Estação do TGV em Gaia em risco de fracassar caso não seja em Santo Ovídio, diz especialista
O especialista em transportes e mobilidade Diogo Magalhães previu que, caso a estação ferroviária de alta velocidade de Gaia seja deslocalizada de Santo Ovídio, como sempre esteve previsto, para Vilar do Paraíso, se transforme num "elefante branco".
Durante um debate 'online' organizado pelo movimento Gaia Verde na quinta-feira à noite, o especialista, com mais de 20 anos de experiência em Madrid, Paris, Sydney e Berlim, considerou que a possibilidade de se mudar a localização de Santo Ovídio para Vilar do Paraíso "é uma solução que vai criar, na prática, um 'elefante branco'".
"Fico perplexo com esta decisão, que vai ao arrepio do Plano Ferroviário Nacional, ao arrepio de tudo aquilo que nos foi vendido durante todo o processo, e para mais uma solução claramente degradada do ponto de vista dos transportes e da mobilidade", considerou.
Em causa está o facto de o consórcio AVAN Norte (Mota-Engil, Teixeira Duarte, Alves Ribeiro, Casais, Conduril e Gabriel Couto) ter assinado, em 29 de julho, um contrato de concessão que prevê a estação de Gaia em Santo Ovídio, prevista desde 2022 e com ligação a duas linhas de metro, apresentando depois proposta para uma estação em Vilar do Paraíso.
Diogo Magalhães antevê que a deslocalização da estação tenha "muito pouca procura de longo prazo, com acessos muito maus e exclusivamente - ou quase exclusivamente - baseados no transporte rodoviário individual, que é precisamente o contrário daquilo que se pretende" ao construir uma linha ferroviária para retirar carros da estrada.
Vincando que o que está em causa não é a pertinência da linha de alta velocidade Porto-Lisboa ou a existência de uma estação em Gaia, Diogo Magalhães deu o exemplo de Barcelona, que está a construir uma segunda estação para receber este tipo de serviços ferroviários, de Berlim, que tem várias estações com serviços deste tipo, ou mesmo Lisboa, que tem a Gare do Oriente e Santa Apolónia servidas por serviços de longo curso.

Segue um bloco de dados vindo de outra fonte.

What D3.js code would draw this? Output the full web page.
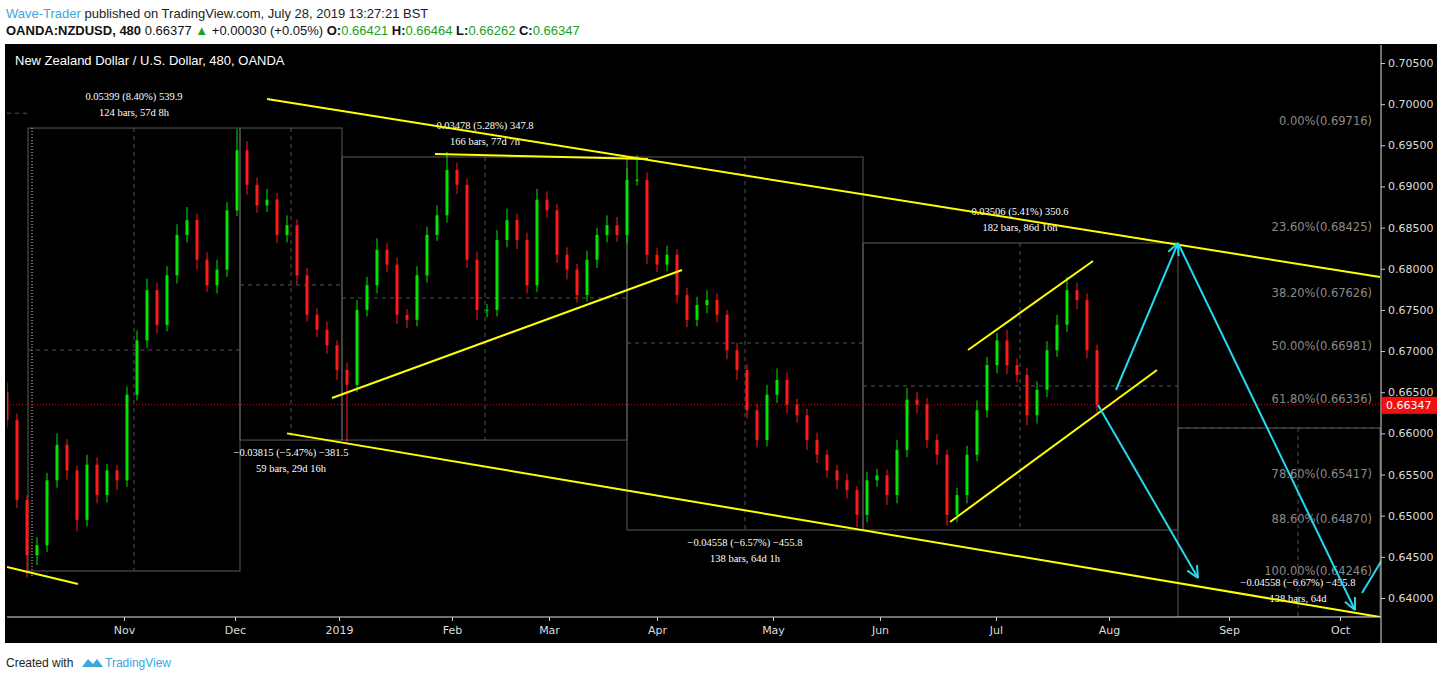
<!DOCTYPE html>
<html><head><meta charset="utf-8">
<script src="https://cdn.jsdelivr.net/npm/d3@7"></script>
<style>body{margin:0;background:#fff;}svg{display:block;}</style>
</head><body>
<svg id="c" width="1444" height="680"></svg>
<script>
// ---- data (bar index ~ one sampled candle, price) ----
const closes = [0.6616,0.6519,0.6452,0.6464,0.6543,0.6586,0.6555,0.6495,0.6562,0.6525,
0.6555,0.6543,0.6647,0.6713,0.6774,0.6732,0.6792,0.6841,0.6859,0.6811,
0.6780,0.6799,0.6871,0.6944,0.6902,0.6877,0.6884,0.6841,0.6853,0.6792,
0.6744,0.6726,0.6707,0.6677,0.6659,0.6750,0.6780,0.6823,0.6805,0.6744,
0.6738,0.6792,0.6841,0.6865,0.6920,0.6902,0.6811,0.6750,0.6750,0.6835,
0.6859,0.6835,0.6780,0.6884,0.6871,0.6817,0.6799,0.6768,0.6811,0.6841,
0.6853,0.6841,0.6908,0.6908,0.6817,0.6805,0.6817,0.6768,0.6738,0.6756,
0.6762,0.6744,0.6701,0.6677,0.6628,0.6592,0.6647,0.6665,0.6635,0.6622,
0.6592,0.6574,0.6555,0.6543,0.6531,0.6501,0.6543,0.6549,0.6525,0.6580,
0.6641,0.6635,0.6592,0.6574,0.6501,0.6525,0.6574,0.6628,0.6683,0.6713,
0.6683,0.6671,0.6622,0.6653,0.6701,0.6732,0.6774,0.6762,0.6701,0.66347];
const firstOpen = 0.6650;
const wickUp = [12,8,6,10,9,14,7,6,12,9, 8,7,10,12,14,9,11,13,16,8, 9,12,10,26,11,9,13,8,12,7,
9,8,10,6,9,12,10,14,8,9, 7,11,10,12,22,9,8,10,7,12, 14,8,9,13,10,8,9,7,11,9, 12,10,14,30,9,8,11,7,9,10,
12,8,6,9,7,8,12,14,9,7, 8,9,6,7,8,5,10,8,7,12, 14,9,8,7,6,9,11,12,10,9, 13,8,9,10,11,12,16,9,8,7];
const wickDn = [9,10,27,12,8,9,11,14,8,10, 9,12,8,7,9,11,8,10,9,12, 8,10,9,7,12,9,8,10,9,11,
8,9,10,12,70,9,8,10,9,11, 10,8,9,7,9,11,10,12,9,8, 9,11,10,8,9,10,12,9,8,10, 9,8,10,7,11,9,8,10,9,8,
10,9,11,12,10,9,8,10,11,9, 12,10,9,11,10,15,9,8,12,10, 9,11,10,12,13,9,10,8,9,10, 11,9,12,10,9,8,9,11,10,9];
const priceTicks = [0.640,0.645,0.650,0.655,0.660,0.665,0.670,0.675,0.680,0.685,0.690,0.695,0.700,0.705];
const monthLabels = ["Nov","Dec","2019","Feb","Mar","Apr","May","Jun","Jul","Aug","Sep","Oct"];
const monthIdx = [11.7,22.8,33.2,44.5,54.2,65,76.6,87.3,98.9,110.2,122.2,133.3];
const fibLabels = ["0.00%(0.69716)","23.60%(0.68425)","38.20%(0.67626)","50.00%(0.66981)","61.80%(0.66336)","78.60%(0.65417)","88.60%(0.64870)","100.00%(0.64246)"];
const fibPrices = [0.69716,0.68425,0.67626,0.66981,0.66336,0.65417,0.64870,0.64246];
const yellowLines = [[26,0.70063,137.3,0.67900],[28,0.66000,137.3,0.63769],[0,0.64376,7.1,0.64170],
 [32.5,0.66430,67.5,0.67985],[42.8,0.69394,64.1,0.69334],[96.1,0.67013,108.6,0.68094],[94.3,0.64923,115,0.66770]];
const cyanLines = [[110.9,0.66527,117.1,0.68313,1],[117.1,0.68313,134.8,0.63854,1],[109.1,0.66345,119.1,0.64243,1],[135.5,0.6406,137.5,0.64462,0]];
const boxes = [
 [2.1,23.3,0.69710,0.64328,12.7,0.67013,"0.05399 (8.40%) 539.9","124 bars, 57d 8h","top"],
 [23.3,33.5,0.69710,0.65919,28.4,0.67803,"\u22120.03815 (\u22125.47%) \u2212381.5","59 bars, 29d 16h","bottom"],
 [33.5,62,0.69358,0.65919,47.8,0.67645,"0.03478 (5.28%) 347.8","166 bars, 77d 7h","top"],
 [62,85.6,0.69358,0.64826,73.8,0.67098,"\u22120.04558 (\u22126.57%) \u2212455.8","138 bars, 64d 1h","bottom"],
 [85.6,117.1,0.68313,0.64826,101.3,0.66576,"0.03506 (5.41%) 350.6","182 bars, 86d 16h","top"],
 [117.1,137.3,0.66065,0.63769,129.1,0.66065,"\u22120.04558 (\u22126.67%) \u2212455.8","138 bars, 64d","inside"]];
const lastPrice = 0.66347;

// ---- chart ----
const svg = d3.select("#c");
const L=7, R=1381, T=45, B=617;
const x = d3.scaleLinear().domain([0,137.4]).range([L,R]);
const y = d3.scaleLinear().domain([0.640,0.705]).range([598,63]);
const SANS = "Liberation Sans";

svg.append("rect").attr("x",5).attr("y",44).attr("width",1432).attr("height",599).attr("fill","#000");
const g = svg.append("g");
g.append("clipPath").attr("id","clip").append("rect").attr("x",L).attr("y",T).attr("width",R-L).attr("height",B-T);
const plot = g.append("g").attr("clip-path","url(#clip)");

boxes.forEach(b=>{
  const x0=x(b[0]),x1=x(b[1]),y0=y(b[2]),y1=y(b[3]);
  plot.append("rect").attr("x",x0).attr("y",y0).attr("width",x1-x0).attr("height",y1-y0)
    .attr("fill","none").attr("stroke","#5a5a5a").attr("stroke-width",1);
  plot.append("line").attr("x1",x(b[4])).attr("x2",x(b[4])).attr("y1",y0).attr("y2",y1)
    .attr("stroke","#555").attr("stroke-dasharray","4,4");
  plot.append("line").attr("x1",x0).attr("x2",x1).attr("y1",y(b[5])).attr("y2",y(b[5]))
    .attr("stroke","#555").attr("stroke-dasharray","4,4");
  let ly;
  if(b[8]==="top") ly=y0-28; else if(b[8]==="bottom") ly=y1+16; else ly=y1-31;
  const cx=x(b[4]);
  [b[6],b[7]].forEach((t,k)=>plot.append("text").attr("x",cx).attr("y",ly+k*16).attr("text-anchor","middle")
    .attr("font-family","Liberation Serif").attr("font-size",10.5).attr("fill","#fff").text(t));
});
plot.append("line").attr("x1",x(2.5)).attr("x2",x(2.5)).attr("y1",y(0.6971)).attr("y2",y(0.6425))
  .attr("stroke","#ccc").attr("stroke-dasharray","1,2");
plot.append("line").attr("x1",L).attr("x2",x(2.1)).attr("y1",y(0.6989)).attr("y2",y(0.6989))
  .attr("stroke","#555").attr("stroke-dasharray","4,4");

plot.append("line").attr("x1",L).attr("x2",R).attr("y1",y(lastPrice)).attr("y2",y(lastPrice))
  .attr("stroke","#e00").attr("stroke-dasharray","1,2");

const candles = closes.map((c,i)=>{
  const o = i===0?firstOpen:closes[i-1];
  return {i,o,c,h:Math.max(o,c)+wickUp[i]/10000,l:Math.min(o,c)-wickDn[i]/10000};
});
const cg = plot.append("g");
candles.forEach(d=>{
  const col = d.c>=d.o?"#00e600":"#ff1a1a";
  cg.append("line").attr("x1",x(d.i)).attr("x2",x(d.i)).attr("y1",y(d.h)).attr("y2",y(d.l)).attr("stroke",col).attr("stroke-width",1);
  cg.append("rect").attr("x",x(d.i)-1.5).attr("width",3).attr("y",y(Math.max(d.o,d.c)))
    .attr("height",Math.max(1,Math.abs(y(d.o)-y(d.c)))).attr("fill",col);
});

fibLabels.forEach((t,k)=>plot.append("text").attr("x",1372).attr("y",y(fibPrices[k])-3).attr("text-anchor","end")
  .attr("font-family","DejaVu Sans").attr("font-size",11.5).attr("fill","#8a8a8a").text(t));

yellowLines.forEach(l=>plot.append("line").attr("x1",x(l[0])).attr("y1",y(l[1])).attr("x2",x(l[2])).attr("y2",y(l[3]))
  .attr("stroke","#ffff00").attr("stroke-width",2));
cyanLines.forEach(l=>{
  const x1=x(l[0]),y1=y(l[1]),x2=x(l[2]),y2=y(l[3]);
  plot.append("line").attr("x1",x1).attr("y1",y1).attr("x2",x2).attr("y2",y2).attr("stroke","#25d9f0").attr("stroke-width",2);
  if(l[4]){
    const a=Math.atan2(y2-y1,x2-x1), s=13;
    [a+2.7,a-2.7].forEach(b=>plot.append("line").attr("x1",x2).attr("y1",y2)
      .attr("x2",x2+s*Math.cos(b)).attr("y2",y2+s*Math.sin(b)).attr("stroke","#25d9f0").attr("stroke-width",2));
  }
});

svg.append("line").attr("x1",R).attr("x2",R).attr("y1",T).attr("y2",643).attr("stroke","#ddd");
svg.append("line").attr("x1",L).attr("x2",R).attr("y1",B).attr("y2",B).attr("stroke","#ddd");
const ya = svg.append("g").attr("transform",`translate(${R},0)`)
  .call(d3.axisRight(y).tickValues(priceTicks).tickFormat(d3.format(".5f")).tickSize(4).tickPadding(3));
ya.select(".domain").remove();
ya.selectAll("line").attr("stroke","#ccc");
ya.selectAll("text").attr("fill","#ddd").attr("font-family","DejaVu Sans").attr("font-size",11);
const xa = svg.append("g").attr("transform",`translate(0,${B})`)
  .call(d3.axisBottom(x).tickValues(monthIdx).tickFormat((d,i)=>monthLabels[i]).tickSize(4).tickPadding(5));
xa.select(".domain").remove();
xa.selectAll("line").attr("stroke","#ccc");
xa.selectAll("text").attr("fill","#ddd").attr("font-family","DejaVu Sans").attr("font-size",11);

svg.append("rect").attr("x",R+1).attr("y",y(lastPrice)-8).attr("width",55).attr("height",17).attr("fill","#f01010");
svg.append("text").attr("x",R+5).attr("y",y(lastPrice)+4).attr("fill","#fff").attr("font-family","DejaVu Sans").attr("font-size",11).text("0.66347");

svg.append("text").attr("x",15).attr("y",65).attr("fill","#fff").attr("font-family",SANS).attr("font-size",13)
  .text("New Zealand Dollar / U.S. Dollar, 480, OANDA");
const h1 = svg.append("text").attr("x",6).attr("y",18).attr("font-family",SANS).attr("font-size",13).attr("fill","#222");
h1.append("tspan").attr("fill","#3ba7dd").text("Wave-Trader");
h1.append("tspan").text(" published on TradingView.com, July 28, 2019 13:27:21 BST");
const h2 = svg.append("text").attr("x",6).attr("y",35).attr("font-family",SANS).attr("font-size",13).attr("fill","#111");
h2.append("tspan").attr("font-weight","bold").text("OANDA:NZDUSD, 480");
h2.append("tspan").text(" 0.66377 ");
h2.append("tspan").attr("fill","#20a020").text("\u25B2");
h2.append("tspan").text(" +0.00030 (+0.05%) ");
[["O:","0.66421"],["H:","0.66464"],["L:","0.66262"],["C:","0.66347"]].forEach(p=>{
  h2.append("tspan").attr("font-weight","bold").text(p[0]);
  h2.append("tspan").attr("fill","#20a020").text(p[1]+" ");
});
const f = svg.append("text").attr("x",6).attr("y",667).attr("font-family",SANS).attr("font-size",12).attr("fill","#222");
f.append("tspan").text("Created with ");
svg.append("path").attr("d","M82,667 l6,-8 l5,5 l4,-5 l6,8 z").attr("fill","#3ba7dd");
svg.append("text").attr("x",105).attr("y",667).attr("font-family",SANS).attr("font-size",12).attr("fill","#3ba7dd").text("TradingView");
</script>
</body></html>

"O que nós observamos em cidades do resto da Europa de dimensão semelhante e, sobretudo, nas grandes cidades europeias, é que no comboio de alta velocidade os serviços são desenhados de forma a servir áreas metropolitanas em vários pontos. O interesse é precisamente distribuir os tráfegos em toda a região e não apenas no seu ponto central, porque vive muita gente num perímetro muito grande, e quanto mais possibilidades oferecermos aos passageiros, melhor", sustentou.
Adicionalmente, recomendou às autoridades portuguesas que olhem para Espanha, que "anda nisto há muito tempo, e no início viu-se confrontada com dilemas semelhantes nalgumas localidades", evitando cometer os mesmos erros do país vizinho, com estações que supostamente deveriam servir cidades com procura potencial elevada, mas que, por estarem longe do centro das cidades, ficam agora vazias.
"Não é boa ideia construir estações afastadas dos núcleos urbanos", defendeu, lembrando que em casos como as cidades de Huesca e Guadalajara, "que têm, em si, uma população suficiente para justificar um volume de passageiros muito maior, mas porque têm a estação localizada a vários quilómetros de distância, numa zona onde não há acesso de transporte público, acabaram por ficar durante anos isoladas" com "estações 'fantasma'", descreveu, com apenas "dezenas de passageiros por dia".
Forma-se assim um "ciclo vicioso", pois "se não há pessoas, os operadores decidem não fazer paragem lá, e como os operadores decidem não fazer paragem lá há poucos comboios, menos frequência e menos pessoas".
O especialista alertou ainda para o facto da construção da extensão da linha de Metro do Porto não estar garantida na proposta do consórcio AVAN Norte, sendo "um prolongamento que nunca esteve nos planos da Metro do Porto".
"Certamente que se esta [linha] se vier a fazer, será em detrimento de outra qualquer. Espero que não seja Gondomar a pagar o preço desta opção, ou Matosinhos ou a Maia", aventou.